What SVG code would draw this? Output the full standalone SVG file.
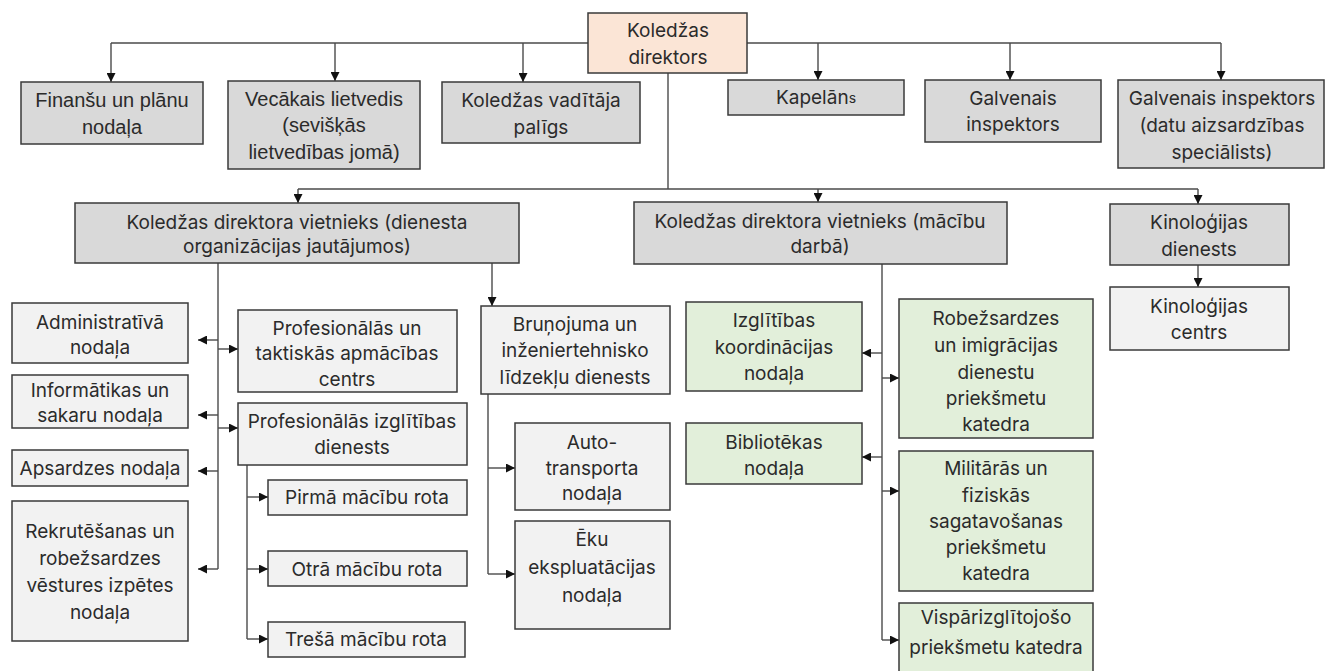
<svg xmlns="http://www.w3.org/2000/svg" width="1328" height="671" viewBox="0 0 1328 671">
<defs>
<marker id="arr" viewBox="0 0 10 10" refX="10" refY="5" markerWidth="10" markerHeight="9" markerUnits="userSpaceOnUse" orient="auto">
<path d="M0,0 L10,5 L0,10 z" fill="#111"/>
</marker>
<style>
rect{stroke:#3a3a3a;stroke-width:1.5}
.dk{fill:#d9d9d9}
.lt{fill:#f2f2f2}
.gr{fill:#e2efda}
.pc{fill:#fbe5d6}
text{font-family:Inter,"Noto Sans","DejaVu Sans",sans-serif;font-size:19px;fill:#2b2b2b;text-anchor:middle;dominant-baseline:central}
.ar{font-family:"Liberation Sans",Arial,sans-serif;font-size:20px}
#connectors path{fill:none;stroke:#4a4a4a;stroke-width:1.4}
#connectors path.a{marker-end:url(#arr)}
</style>
</defs>
<rect width="1328" height="671" fill="#fff" style="stroke:none"/>
<g id="connectors">
<path d="M588,43 H111"/>
<path class="a" d="M111,43 V82"/>
<path class="a" d="M335,43 V81"/>
<path class="a" d="M523,43 V82"/>
<path d="M747,43 H1221"/>
<path class="a" d="M818,43 V80"/>
<path class="a" d="M1010,43 V80"/>
<path class="a" d="M1221,43 V80"/>
<path d="M668,73 V189"/>
<path d="M298,189 H1198"/>
<path class="a" d="M298,189 V203"/>
<path class="a" d="M818,189 V202"/>
<path class="a" d="M1198,189 V204"/>
<path class="a" d="M1198,265 V287"/>
<path d="M218,263 V569"/>
<path class="a" d="M218,340 H198"/>
<path class="a" d="M218,415 H198"/>
<path class="a" d="M218,471 H198"/>
<path class="a" d="M218,569 H198"/>
<path class="a" d="M218,349 H238"/>
<path class="a" d="M218,428 H238"/>
<path class="a" d="M492,263 V306"/>
<path d="M247,465 V639"/>
<path class="a" d="M247,497 H268"/>
<path class="a" d="M247,569 H268"/>
<path class="a" d="M247,639 H268"/>
<path d="M488,394 V574"/>
<path class="a" d="M488,468 H515"/>
<path class="a" d="M488,574 H515"/>
<path d="M882,264 V640"/>
<path class="a" d="M882,353 H862"/>
<path class="a" d="M882,457 H862"/>
<path class="a" d="M882,378 H899"/>
<path class="a" d="M882,491 H899"/>
<path class="a" d="M882,640 H899"/>
</g>
<g id="dir"><rect class="pc" x="588" y="13" width="159" height="60"/><text x="668" y="30">Koledžas</text><text x="668" y="57">direktors</text></g>
<g id="fin"><rect class="dk" x="21" y="82" width="182" height="62"/><text class="ar" x="112" y="100">Finanšu un plānu</text><text class="ar" x="112" y="127">nodaļa</text></g>
<g id="vec"><rect class="dk" x="228" y="81" width="192" height="88"/><text class="ar" x="324" y="99">Vecākais lietvedis</text><text class="ar" x="324" y="125">(sevišķās</text><text class="ar" x="324" y="152">lietvedības jomā)</text></g>
<g id="pal"><rect class="dk" x="442" y="82" width="198" height="61"/><text x="541" y="100">Koledžas vadītāja</text><text x="541" y="127">palīgs</text></g>
<g id="kap"><rect class="dk" x="728" y="80" width="176" height="35"/><text x="816" y="97">Kapelān<tspan style="font-size:14px">s</tspan></text></g>
<g id="gi"><rect class="dk" x="925" y="80" width="176" height="62"/><text x="1013" y="98">Galvenais</text><text x="1013" y="124">inspektors</text></g>
<g id="gid"><rect class="dk" x="1118" y="80" width="206" height="88"/><text x="1222" y="98">Galvenais inspektors</text><text x="1222" y="125">(datu aizsardzības</text><text x="1222" y="152">speciālists)</text></g>
<g id="vd"><rect class="dk" x="75" y="203" width="444" height="60"/><text x="297" y="222">Koledžas direktora vietnieks (dienesta</text><text x="297" y="246">organizācijas jautājumos)</text></g>
<g id="vm"><rect class="dk" x="634" y="202" width="373" height="62"/><text x="820" y="221">Koledžas direktora vietnieks (mācību</text><text x="820" y="246">darbā)</text></g>
<g id="kd"><rect class="dk" x="1110" y="204" width="179" height="61"/><text x="1199" y="222">Kinoloģijas</text><text x="1199" y="249">dienests</text></g>
<g id="kc"><rect class="lt" x="1110" y="287" width="179" height="63"/><text x="1199" y="306">Kinoloģijas</text><text x="1199" y="332">centrs</text></g>
<g id="adm"><rect class="lt" x="12" y="303" width="176" height="60"/><text x="100" y="322">Administratīvā</text><text x="100" y="347">nodaļa</text></g>
<g id="inf"><rect class="lt" x="12" y="375" width="176" height="53"/><text x="100" y="390">Informātikas un</text><text x="100" y="415">sakaru nodaļa</text></g>
<g id="aps"><rect class="lt" x="12" y="450" width="176" height="36"/><text x="100" y="468">Apsardzes nodaļa</text></g>
<g id="rek"><rect class="lt" x="12" y="501" width="176" height="140"/><text x="100" y="531">Rekrutēšanas un</text><text x="100" y="558">robežsardzes</text><text x="100" y="585">vēstures izpētes</text><text x="100" y="612">nodaļa</text></g>
<g id="pt"><rect class="lt" x="238" y="310" width="219" height="82"/><text x="347" y="328">Profesionālās un</text><text x="347" y="353">taktiskās apmācības</text><text x="347" y="379">centrs</text></g>
<g id="pi"><rect class="lt" x="238" y="403" width="229" height="62"/><text x="352" y="421">Profesionālās izglītības</text><text x="352" y="447">dienests</text></g>
<g id="p1"><rect class="lt" x="268" y="480" width="199" height="35"/><text x="367" y="497">Pirmā mācību rota</text></g>
<g id="p2"><rect class="lt" x="268" y="551" width="199" height="35"/><text x="367" y="569">Otrā mācību rota</text></g>
<g id="p3"><rect class="lt" x="268" y="622" width="197" height="35"/><text x="366" y="639">Trešā mācību rota</text></g>
<g id="br"><rect class="lt" x="481" y="306" width="189" height="88"/><text x="575" y="324">Bruņojuma un</text><text x="575" y="350">inženiertehnisko</text><text x="575" y="377">līdzekļu dienests</text></g>
<g id="auto"><rect class="lt" x="515" y="423" width="155" height="87"/><text x="592" y="442">Auto-</text><text x="592" y="468">transporta</text><text x="592" y="493">nodaļa</text></g>
<g id="eku"><rect class="lt" x="515" y="521" width="155" height="108"/><text x="592" y="539">Ēku</text><text x="592" y="567">ekspluatācijas</text><text x="592" y="595">nodaļa</text></g>
<g id="ik"><rect class="gr" x="686" y="302" width="176" height="89"/><text x="774" y="320">Izglītības</text><text x="774" y="347">koordinācijas</text><text x="774" y="373">nodaļa</text></g>
<g id="bib"><rect class="gr" x="686" y="423" width="176" height="61"/><text x="774" y="442">Bibliotēkas</text><text x="774" y="468">nodaļa</text></g>
<g id="rob"><rect class="gr" x="899" y="299" width="194" height="139"/><text x="996" y="318">Robežsardzes</text><text x="996" y="345">un imigrācijas</text><text x="996" y="372">dienestu</text><text x="996" y="398">priekšmetu</text><text x="996" y="424">katedra</text></g>
<g id="mil"><rect class="gr" x="899" y="451" width="194" height="140"/><text x="996" y="468">Militārās un</text><text x="996" y="495">fiziskās</text><text x="996" y="521">sagatavošanas</text><text x="996" y="547">priekšmetu</text><text x="996" y="573">katedra</text></g>
<g id="vis"><rect class="gr" x="899" y="603" width="194" height="80"/><text x="996" y="617">Vispārizglītojošo</text><text x="996" y="647">priekšmetu katedra</text></g>
</svg>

■ ■ ■ ■ ■ ■ ■

Each line above is to be copied verbatim. Drop any image from the copy.

What SVG code would draw this? Output the full standalone SVG file.
<svg xmlns="http://www.w3.org/2000/svg" width="1328" height="671" viewBox="0 0 1328 671">
<defs>
<marker id="arr" viewBox="0 0 10 10" refX="10" refY="5" markerWidth="10" markerHeight="9" markerUnits="userSpaceOnUse" orient="auto">
<path d="M0,0 L10,5 L0,10 z" fill="#111"/>
</marker>
<style>
rect{stroke:#3a3a3a;stroke-width:1.5}
.dk{fill:#d9d9d9}
.lt{fill:#f2f2f2}
.gr{fill:#e2efda}
.pc{fill:#fbe5d6}
text{font-family:Inter,"Noto Sans","DejaVu Sans",sans-serif;font-size:19px;fill:#2b2b2b;text-anchor:middle;dominant-baseline:central}
.ar{font-family:"Liberation Sans",Arial,sans-serif;font-size:20px}
#connectors path{fill:none;stroke:#4a4a4a;stroke-width:1.4}
#connectors path.a{marker-end:url(#arr)}
</style>
</defs>
<rect width="1328" height="671" fill="#fff" style="stroke:none"/>
<g id="connectors">
<path d="M588,43 H111"/>
<path class="a" d="M111,43 V82"/>
<path class="a" d="M335,43 V81"/>
<path class="a" d="M523,43 V82"/>
<path d="M747,43 H1221"/>
<path class="a" d="M818,43 V80"/>
<path class="a" d="M1010,43 V80"/>
<path class="a" d="M1221,43 V80"/>
<path d="M668,73 V189"/>
<path d="M298,189 H1198"/>
<path class="a" d="M298,189 V203"/>
<path class="a" d="M818,189 V202"/>
<path class="a" d="M1198,189 V204"/>
<path class="a" d="M1198,265 V287"/>
<path d="M218,263 V569"/>
<path class="a" d="M218,340 H198"/>
<path class="a" d="M218,415 H198"/>
<path class="a" d="M218,471 H198"/>
<path class="a" d="M218,569 H198"/>
<path class="a" d="M218,349 H238"/>
<path class="a" d="M218,428 H238"/>
<path class="a" d="M492,263 V306"/>
<path d="M247,465 V639"/>
<path class="a" d="M247,497 H268"/>
<path class="a" d="M247,569 H268"/>
<path class="a" d="M247,639 H268"/>
<path d="M488,394 V574"/>
<path class="a" d="M488,468 H515"/>
<path class="a" d="M488,574 H515"/>
<path d="M882,264 V640"/>
<path class="a" d="M882,353 H862"/>
<path class="a" d="M882,457 H862"/>
<path class="a" d="M882,378 H899"/>
<path class="a" d="M882,491 H899"/>
<path class="a" d="M882,640 H899"/>
</g>
<g id="dir"><rect class="pc" x="588" y="13" width="159" height="60"/><text x="668" y="30">Koledžas</text><text x="668" y="57">direktors</text></g>
<g id="fin"><rect class="dk" x="21" y="82" width="182" height="62"/><text class="ar" x="112" y="100">Finanšu un plānu</text><text class="ar" x="112" y="127">nodaļa</text></g>
<g id="vec"><rect class="dk" x="228" y="81" width="192" height="88"/><text class="ar" x="324" y="99">Vecākais lietvedis</text><text class="ar" x="324" y="125">(sevišķās</text><text class="ar" x="324" y="152">lietvedības jomā)</text></g>
<g id="pal"><rect class="dk" x="442" y="82" width="198" height="61"/><text x="541" y="100">Koledžas vadītāja</text><text x="541" y="127">palīgs</text></g>
<g id="kap"><rect class="dk" x="728" y="80" width="176" height="35"/><text x="816" y="97">Kapelān<tspan style="font-size:14px">s</tspan></text></g>
<g id="gi"><rect class="dk" x="925" y="80" width="176" height="62"/><text x="1013" y="98">Galvenais</text><text x="1013" y="124">inspektors</text></g>
<g id="gid"><rect class="dk" x="1118" y="80" width="206" height="88"/><text x="1222" y="98">Galvenais inspektors</text><text x="1222" y="125">(datu aizsardzības</text><text x="1222" y="152">speciālists)</text></g>
<g id="vd"><rect class="dk" x="75" y="203" width="444" height="60"/><text x="297" y="222">Koledžas direktora vietnieks (dienesta</text><text x="297" y="246">organizācijas jautājumos)</text></g>
<g id="vm"><rect class="dk" x="634" y="202" width="373" height="62"/><text x="820" y="221">Koledžas direktora vietnieks (mācību</text><text x="820" y="246">darbā)</text></g>
<g id="kd"><rect class="dk" x="1110" y="204" width="179" height="61"/><text x="1199" y="222">Kinoloģijas</text><text x="1199" y="249">dienests</text></g>
<g id="kc"><rect class="lt" x="1110" y="287" width="179" height="63"/><text x="1199" y="306">Kinoloģijas</text><text x="1199" y="332">centrs</text></g>
<g id="adm"><rect class="lt" x="12" y="303" width="176" height="60"/><text x="100" y="322">Administratīvā</text><text x="100" y="347">nodaļa</text></g>
<g id="inf"><rect class="lt" x="12" y="375" width="176" height="53"/><text x="100" y="390">Informātikas un</text><text x="100" y="415">sakaru nodaļa</text></g>
<g id="aps"><rect class="lt" x="12" y="450" width="176" height="36"/><text x="100" y="468">Apsardzes nodaļa</text></g>
<g id="rek"><rect class="lt" x="12" y="501" width="176" height="140"/><text x="100" y="531">Rekrutēšanas un</text><text x="100" y="558">robežsardzes</text><text x="100" y="585">vēstures izpētes</text><text x="100" y="612">nodaļa</text></g>
<g id="pt"><rect class="lt" x="238" y="310" width="219" height="82"/><text x="347" y="328">Profesionālās un</text><text x="347" y="353">taktiskās apmācības</text><text x="347" y="379">centrs</text></g>
<g id="pi"><rect class="lt" x="238" y="403" width="229" height="62"/><text x="352" y="421">Profesionālās izglītības</text><text x="352" y="447">dienests</text></g>
<g id="p1"><rect class="lt" x="268" y="480" width="199" height="35"/><text x="367" y="497">Pirmā mācību rota</text></g>
<g id="p2"><rect class="lt" x="268" y="551" width="199" height="35"/><text x="367" y="569">Otrā mācību rota</text></g>
<g id="p3"><rect class="lt" x="268" y="622" width="197" height="35"/><text x="366" y="639">Trešā mācību rota</text></g>
<g id="br"><rect class="lt" x="481" y="306" width="189" height="88"/><text x="575" y="324">Bruņojuma un</text><text x="575" y="350">inženiertehnisko</text><text x="575" y="377">līdzekļu dienests</text></g>
<g id="auto"><rect class="lt" x="515" y="423" width="155" height="87"/><text x="592" y="442">Auto-</text><text x="592" y="468">transporta</text><text x="592" y="493">nodaļa</text></g>
<g id="eku"><rect class="lt" x="515" y="521" width="155" height="108"/><text x="592" y="539">Ēku</text><text x="592" y="567">ekspluatācijas</text><text x="592" y="595">nodaļa</text></g>
<g id="ik"><rect class="gr" x="686" y="302" width="176" height="89"/><text x="774" y="320">Izglītības</text><text x="774" y="347">koordinācijas</text><text x="774" y="373">nodaļa</text></g>
<g id="bib"><rect class="gr" x="686" y="423" width="176" height="61"/><text x="774" y="442">Bibliotēkas</text><text x="774" y="468">nodaļa</text></g>
<g id="rob"><rect class="gr" x="899" y="299" width="194" height="139"/><text x="996" y="318">Robežsardzes</text><text x="996" y="345">un imigrācijas</text><text x="996" y="372">dienestu</text><text x="996" y="398">priekšmetu</text><text x="996" y="424">katedra</text></g>
<g id="mil"><rect class="gr" x="899" y="451" width="194" height="140"/><text x="996" y="468">Militārās un</text><text x="996" y="495">fiziskās</text><text x="996" y="521">sagatavošanas</text><text x="996" y="547">priekšmetu</text><text x="996" y="573">katedra</text></g>
<g id="vis"><rect class="gr" x="899" y="603" width="194" height="80"/><text x="996" y="617">Vispārizglītojošo</text><text x="996" y="647">priekšmetu katedra</text></g>
</svg>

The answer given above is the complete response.